Germany rejects fund for Greece
Germany rejects the idea of setting up a special fund to bail out eurozone countries, like Greece, that run into fiscal trouble because budgetary problems must be solved at the root, the finance ministry said Monday.
Spokesman Michael Offer told reporters that a European equivalent to the International Monetary Fund has been floated in the German media, "does not appear to be the solution" to a problem such as that plaguing Greece because it does not get to the "root" of the problem.
Greece must reduce its budget deficit by four percentage points this year and bring it down to three per cent of gross domestic product by 2012, Offer said.
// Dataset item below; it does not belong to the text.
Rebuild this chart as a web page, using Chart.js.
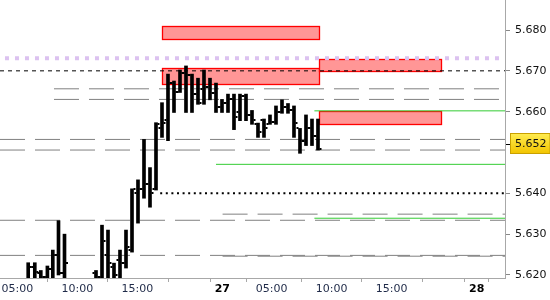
<!DOCTYPE html>
<html>
<head>
<meta charset="utf-8">
<script src="https://cdn.jsdelivr.net/npm/chart.js@4.4.1/dist/chart.umd.min.js"></script>
<style>
  html, body { margin: 0; padding: 0; background: #fff; }
  #wrap { width: 550px; height: 300px; }
</style>
</head>
<body>
<div id="wrap"><canvas id="c"></canvas></div>
<script>
// x is measured in half-hour slots (closed hours squeezed out, like the terminal does)
const barSlot  = [4.7, 5.8, 6.8, 7.9, 8.8, 9.75, 10.75,
  16, 17, 18, 19, 20, 21, 22, 23, 24, 25, 26, 27, 28, 29, 30, 31, 32, 33, 34, 35,
  36, 37, 38, 39, 40, 41, 42, 43, 44, 45, 46, 47, 48, 49, 50, 51, 52, 53];
const barOpen  = [5.6190, 5.6220, 5.6205, 5.6195, 5.6215, 5.6249, 5.6205,
  5.6206, 5.6195, 5.6249, 5.6220, 5.6237, 5.6230, 5.6260, 5.6400, 5.6411, 5.6423, 5.6410, 5.6560, 5.6580,
  5.6670, 5.6649, 5.6695, 5.6690, 5.6643, 5.6656, 5.6660, 5.6646, 5.6611, 5.6621, 5.6630, 5.6600, 5.6638,
  5.6592, 5.6570, 5.6580, 5.6570, 5.6575, 5.6600, 5.6612, 5.6605, 5.6560, 5.6529, 5.6560, 5.6540];
const barHigh  = [5.6230, 5.6230, 5.6211, 5.6222, 5.6261, 5.6333, 5.6300,
  5.6211, 5.6322, 5.6310, 5.6229, 5.6261, 5.6310, 5.6411, 5.6433, 5.6532, 5.6463, 5.6573, 5.6622, 5.6692,
  5.6675, 5.6702, 5.6712, 5.6692, 5.6682, 5.6702, 5.6682, 5.6670, 5.6630, 5.6643, 5.6643, 5.6643, 5.6643,
  5.6603, 5.6572, 5.6582, 5.6592, 5.6614, 5.6629, 5.6620, 5.6614, 5.6559, 5.6592, 5.6582, 5.6582];
const barLow   = [5.6180, 5.6180, 5.6180, 5.6180, 5.6180, 5.6200, 5.6193,
  5.6180, 5.6180, 5.6180, 5.6180, 5.6180, 5.6217, 5.6256, 5.6327, 5.6388, 5.6366, 5.6408, 5.6537, 5.6529,
  5.6598, 5.6647, 5.6598, 5.6598, 5.6618, 5.6618, 5.6629, 5.6598, 5.6598, 5.6598, 5.6556, 5.6578, 5.6578,
  5.6569, 5.6537, 5.6537, 5.6569, 5.6569, 5.6596, 5.6596, 5.6537, 5.6498, 5.6517, 5.6517, 5.6506];
const barClose = [5.6220, 5.6208, 5.6195, 5.6215, 5.6249, 5.6205, 5.6230,
  5.6195, 5.6282, 5.6230, 5.6200, 5.6230, 5.6269, 5.6411, 5.6411, 5.6423, 5.6401, 5.6570, 5.6572, 5.6670,
  5.6649, 5.6695, 5.6690, 5.6643, 5.6621, 5.6660, 5.6646, 5.6611, 5.6621, 5.6630, 5.6588, 5.6638, 5.6592,
  5.6580, 5.6551, 5.6560, 5.6575, 5.6600, 5.6612, 5.6605, 5.6572, 5.6529, 5.6560, 5.6540, 5.6509];

const lastPrice = 5.652;

// axis ticks
const xTickSlot  = [2.88, 12.88, 22.88, 33.2, 37.05, 45.28, 55.28, 65.28, 75.45, 79.45];
const xTickLabel = ['05:00', '10:00', '15:00', '', '27', '05:00', '10:00', '15:00', '', '28'];
const yTickValue = [5.620, 5.630, 5.640, 5.652, 5.660, 5.670, 5.680];

// zones (red boxes)
const zoneFrom = [27.05, 27.05, 53.2, 53.2];
const zoneTo   = [53.2, 53.2, 73.45, 73.45];
const zoneLow  = [5.6777, 5.6667, 5.6700, 5.6569];
const zoneHigh = [5.6809, 5.6707, 5.6728, 5.6602];

// horizontal levels
const grayLevel = [5.6656, 5.6630, 5.6532, 5.6506, 5.6349, 5.6334, 5.6248, 5.6246];
const grayFrom  = [9, 9, 0, 0, 37.1, 0, 0, 37.1];
const greenLevel = [5.6602, 5.6471, 5.6339];
const greenFrom  = [52.4, 36, 52.4];
const blackDashLevel = 5.6700;
const blackDotLevel = 5.6400;
const blackDotFrom = 26.7;
const purpleLevel = 5.6731;

const X_MAX = 84.17;
const Y_MIN = 5.61926, Y_MAX = 5.68735;

function hline(y, from, to, color, width, dash) {
  return {
    type: 'line',
    data: [{ x: from, y: y }, { x: to, y: y }],
    borderColor: color,
    borderWidth: width,
    borderDash: dash,
    pointRadius: 0,
    fill: false,
    order: 2
  };
}

const datasets = [];
datasets.push({
  type: 'bar',
  data: barSlot.map((s, i) => ({ x: s, y: [barLow[i], barHigh[i]] })),
  backgroundColor: '#000',
  barThickness: 3,
  grouped: false,
  order: 1
});
grayLevel.forEach((v, i) => datasets.push(hline(v, grayFrom[i], X_MAX, '#808080', 1, [25, 10])));
greenLevel.forEach((v, i) => datasets.push(hline(v, greenFrom[i], X_MAX, '#33cc33', 1, [])));
datasets.push(hline(blackDashLevel, 0, X_MAX, '#000', 1, [4, 4]));
datasets.push(hline(blackDotLevel, blackDotFrom, X_MAX, '#000', 2, [2, 3.6]));
datasets.push(hline(purpleLevel, 0.83, 83.4, '#dcc2f0', 4, [4, 6]));

const zonePlugin = {
  id: 'zones',
  beforeDatasetsDraw(chart) {
    const { ctx, scales: { x, y } } = chart;
    ctx.save();
    zoneFrom.forEach((f, i) => {
      const x0 = Math.round(x.getPixelForValue(f)) + 0.5;
      const x1 = Math.round(x.getPixelForValue(zoneTo[i])) + 0.5;
      const y0 = Math.round(y.getPixelForValue(zoneHigh[i])) + 0.5;
      const y1 = Math.round(y.getPixelForValue(zoneLow[i])) + 0.5;
      ctx.fillStyle = '#ff9696';
      ctx.fillRect(x0, y0, x1 - x0, y1 - y0);
      ctx.strokeStyle = '#ff0000';
      ctx.lineWidth = 1.3;
      ctx.strokeRect(x0, y0, x1 - x0, y1 - y0);
    });
    ctx.restore();
  }
};

const ohlcTicks = {
  id: 'ohlcTicks',
  afterDatasetsDraw(chart) {
    const { ctx, chartArea, scales: { x, y } } = chart;
    ctx.save();
    ctx.beginPath();
    ctx.rect(chartArea.left, chartArea.top, chartArea.right - chartArea.left, chartArea.bottom - chartArea.top);
    ctx.clip();
    ctx.fillStyle = '#000';
    barSlot.forEach((s, i) => {
      const px = x.getPixelForValue(s);
      const yo = Math.round(y.getPixelForValue(barOpen[i]));
      const yc = Math.round(y.getPixelForValue(barClose[i]));
      ctx.fillRect(px - 3.5, yo - 1, 2, 2);
      ctx.fillRect(px + 1.5, yc - 1, 2, 2);
    });
    ctx.restore();
  }
};

const priceTag = {
  id: 'priceTag',
  beforeDraw(chart) {
    const { ctx, scales: { y } } = chart;
    const py = Math.round(y.getPixelForValue(lastPrice));
    const left = y.left + 5.5;
    const top = py - 10.5;
    const g = ctx.createLinearGradient(0, top, 0, top + 20);
    g.addColorStop(0, '#ffec50');
    g.addColorStop(1, '#f2c400');
    ctx.save();
    ctx.fillStyle = g;
    ctx.fillRect(left, top, 550 - left, 20);
    ctx.strokeStyle = '#c9a000';
    ctx.lineWidth = 1;
    ctx.strokeRect(left, top, 550 - left, 20);
    ctx.restore();
  }
};

new Chart(document.getElementById('c'), {
  type: 'bar',
  data: { datasets: datasets },
  options: {
    responsive: true,
    maintainAspectRatio: false,
    animation: false,
    layout: { padding: 0 },
    plugins: { legend: { display: false }, tooltip: { enabled: false } },
    scales: {
      x: {
        type: 'linear',
        min: 0,
        max: X_MAX,
        offset: false,
        grid: { drawOnChartArea: false, drawTicks: true, tickLength: 4, color: '#a8a8a8' },
        border: { color: '#a8a8a8' },
        afterBuildTicks: (s) => { s.ticks = xTickSlot.map(v => ({ value: v })); },
        afterFit: (s) => { s.height = 22; s.paddingLeft = 0; s.paddingRight = 0; },
        ticks: {
          autoSkip: false,
          maxRotation: 0,
          padding: 1,
          callback: (v, i) => xTickLabel[i],
          color: (c) => (c.index === 4 || c.index === 9) ? '#000' : '#1f2a48',
          font: (c) => ({ family: 'DejaVu Sans', size: 11,
            weight: (c.index === 4 || c.index === 9) ? 'bold' : 'normal' })
        }
      },
      y: {
        type: 'linear',
        position: 'right',
        min: Y_MIN,
        max: Y_MAX,
        grid: {
          drawOnChartArea: false, drawTicks: true, tickLength: 5,
          color: (c) => (c.tick && c.tick.value === lastPrice) ? '#000' : '#888'
        },
        border: { color: '#a8a8a8' },
        afterBuildTicks: (s) => { s.ticks = yTickValue.map(v => ({ value: v })); },
        afterFit: (s) => { s.width = 45; s.paddingTop = 0; s.paddingBottom = 0; },
        ticks: {
          padding: 5,
          color: '#111',
          font: { family: 'DejaVu Sans', size: 11 },
          callback: (v) => Number(v).toFixed(3)
        }
      }
    }
  },
  plugins: [zonePlugin, ohlcTicks, priceTag]
});
</script>
</body>
</html>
That is in line with requirements for participation in the common currency.
"The problem is in Greece and, therefore, there is no way around ... the painful austerity measures," he said.
Offer stressed that the IMF, which provides loans to nations in budgetary crisis, would be limited to "technical assistance".
Financial Minister Wolfgang Schaeuble underlined in an interview with the
newspaper on Saturday that responsibility for the euro lies with the 16 eurozone countries.
"There is no textbook that explains what to do when a land within a monetary union goes bankrupt. There is no precedent for such a case," Schaeuble was quoted as saying.
"The state of California does not go to the IMF for help," Schaeuble said.
Greece's debt trouble has shaken confidence in the currency union and pushed the euro to a nine-month low against the dollar.